Forward-looking: When AMD releases its Zen 6 processors, the company won't simply iterate on Zen 5 – it will introduce a fundamentally new CPU core architecture, shedding decades of legacy baggage embedded in the x86 platform. One of the most significant changes in this redesign is AMD's adoption of Intel's Flexible Return and Event Delivery (FRED) instructions, a modern replacement for a system mechanism that has been part of PCs since the early 1980s.

Every time a computer receives a network packet, completes a disk write, or a user moves the mouse, the processor handles an event known as an interrupt – a low-level signal that requires switching between user code and system code. For more than four decades, this process has been managed by the Interrupt Descriptor Table (IDT), first introduced with Intel's 80286 processor. Despite countless CPU generations, the fundamental way interrupts are handled has changed very little.

FRED aims to modernize this outdated foundation. Instead of forcing programmers to juggle multiple steps and ring-level transitions for each interrupt, FRED processes them in a single, atomic operation. This results in a cleaner, more reliable handoff between user and kernel code, reducing the risk of race conditions and inconsistent states when multiple events occur simultaneously.

AMD's adoption of FRED is part of a broader collaboration between AMD and Intel to align their work on the x86 architecture. Both companies are members of the x86 Ecosystem Advisory Group, a partnership announced in 2023 to ensure a unified instruction set across both vendors.

A year into that alliance, AMD confirmed that Zen 6 would incorporate FRED, following Intel's upcoming Nova Lake and Panther Lake platforms. While no current CPUs support the feature, its simultaneous rollout across both ecosystems marks an unusually coordinated shift in the historically fragmented x86 landscape.

This transition was not guaranteed. AMD had developed its own mechanism, Supervisor Entry Extensions (SEE), as an incremental workaround that preserved compatibility with older software. Industry consensus, however, favored Intel's cleaner, full-scale replacement.

Even Linux creator Linus Torvalds endorsed Intel's approach in a forum post, calling it a more complete solution that eliminates long-standing architectural cruft.

From a technical perspective, FRED simplifies CPU privilege handling by reducing it to just two levels – ring 0 for kernel code and ring 3 for user code.
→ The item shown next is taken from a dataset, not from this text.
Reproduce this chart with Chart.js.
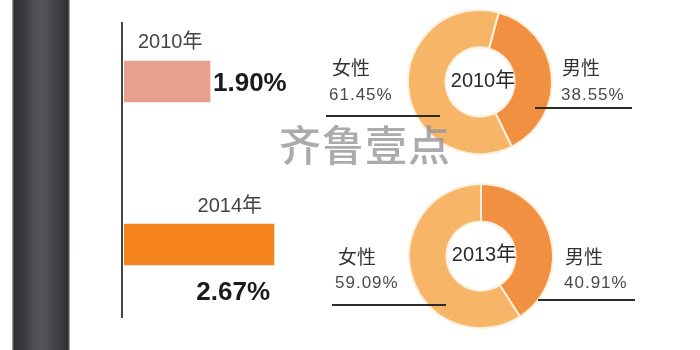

This streamlining not only removes layers of complexity for developers but also reduces CPU cycles spent on event handling. The practical result is improved performance and lower latency for workloads that generate a high volume of interrupts, such as network-intensive processes, high-refresh-rate gaming, and audio processing pipelines.

The performance gains may be even more pronounced in virtualization environments, where event handling often passes through multiple layers of software. Fewer transitions between privilege levels translate directly into reduced overhead and faster context switching – long-standing challenges in x86-based hypervisors.

Software support for FRED has already started appearing in major platforms. The Linux kernel has included preliminary FRED support since version 6.9, and future Windows releases are expected to implement it as well. Because only operating systems and low-level drivers interact directly with these instructions, end users are unlikely to notice any visible difference – but developers and system maintainers will.